The two Kenneths did almost all of the talking until late in the breakfast when Burke turned to me and asked what I thought of Dylan Thomas. I knew almost nothing about Thomas but I was an asinine Harvard Square bohemian who had picked up a lot of stories from the Hayes Bickford intellectuals and so I repeated the one good story I thought I knew about him.
“Well, you know that he made a big scene at Radcliffe on his American tour in 1954,” I began and went on to relate the following tired and probably apocryphal tale:
“It was a very hot night in a theatre without any air conditioning. In a donnish bray a visiting English scholar gave a tepid introduction in which he compared Thomas to Owen Glendower, the Welsh Wizard and Ab Gwylim, the great Welsh bard.
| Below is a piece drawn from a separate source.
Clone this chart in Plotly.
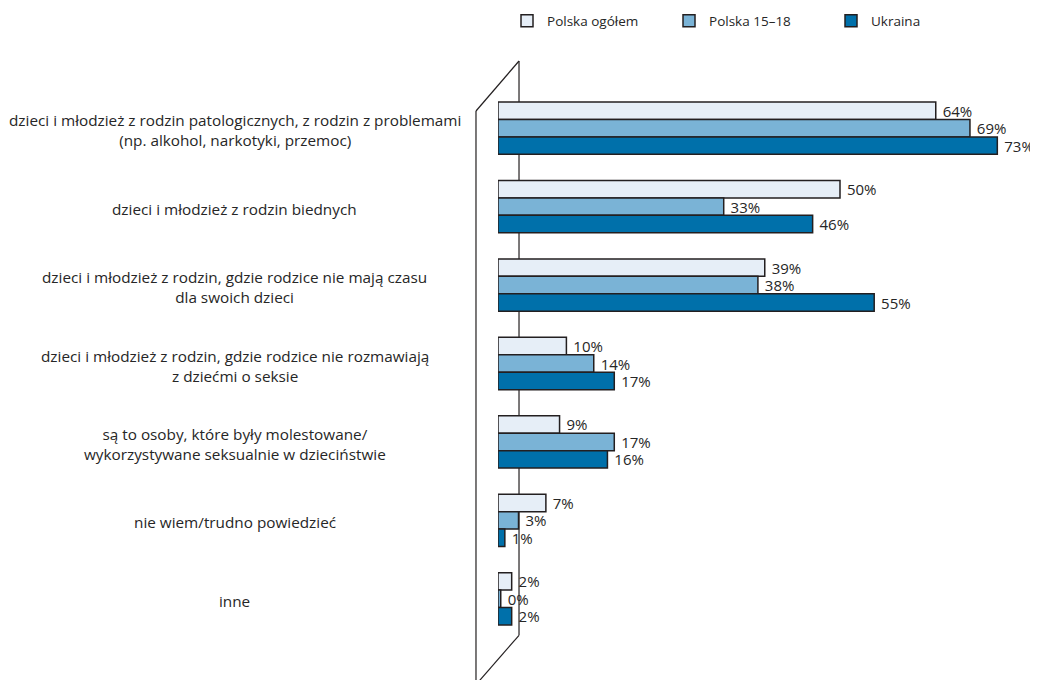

Thomas rose, strode to the microphone and recited four or five of his poems to an audience of about two hundred and fifty young women. His voice seemed thick and a bit slurred. He stumbled over an occasional consonant and repeated several of his lines, correcting himself as he went. After that he paused and mopped his brow with the tip of his filthy ascot. He looked about and asked if there were any questions.
“What does your poem Fern Hill really mean?” This question from a young woman in the back in a powerful penetrating voice.
Dylan Thomas tore off his ascot and mopped his face. He began an impressive series of throat clearings and harrumphs. Finally he walked to the apron of the stage and peered out into the audience.
“I guess it means what it means. It means I would like to screw you all,” he said.
Then Thomas straightened himself, dropped his script to the floor and walked rapidly into the wings.
Burke looked at me and the corners of his mouth twitched a little. He was not amused.
“That man wrote that ‘song is a burning and crested act, the fire of birds into the dodged night’.”
“At Harvard they call him a great minor poet,” said Fearing coming quickly to my aid.
Burke disagreed with the sages of the Harvard English Department and argued that he was a great poet. I don’t remember his arguments but I recall that Tate nodded vigorously in assent. I remember feeling wired from three cups of strong coffee and worried that Burke would engage me again when he finished his soliloquy.
After Burke’s speech of praise, Bruce stood up and excused us both on the ground that he had important business with a landlord in the village and we left them to their talk of modern poets.
“You really should read this Kenneth Burke guy. It is great exercise for your mind if you put yourself out to understand him,” said Bruce as we walked to the subway.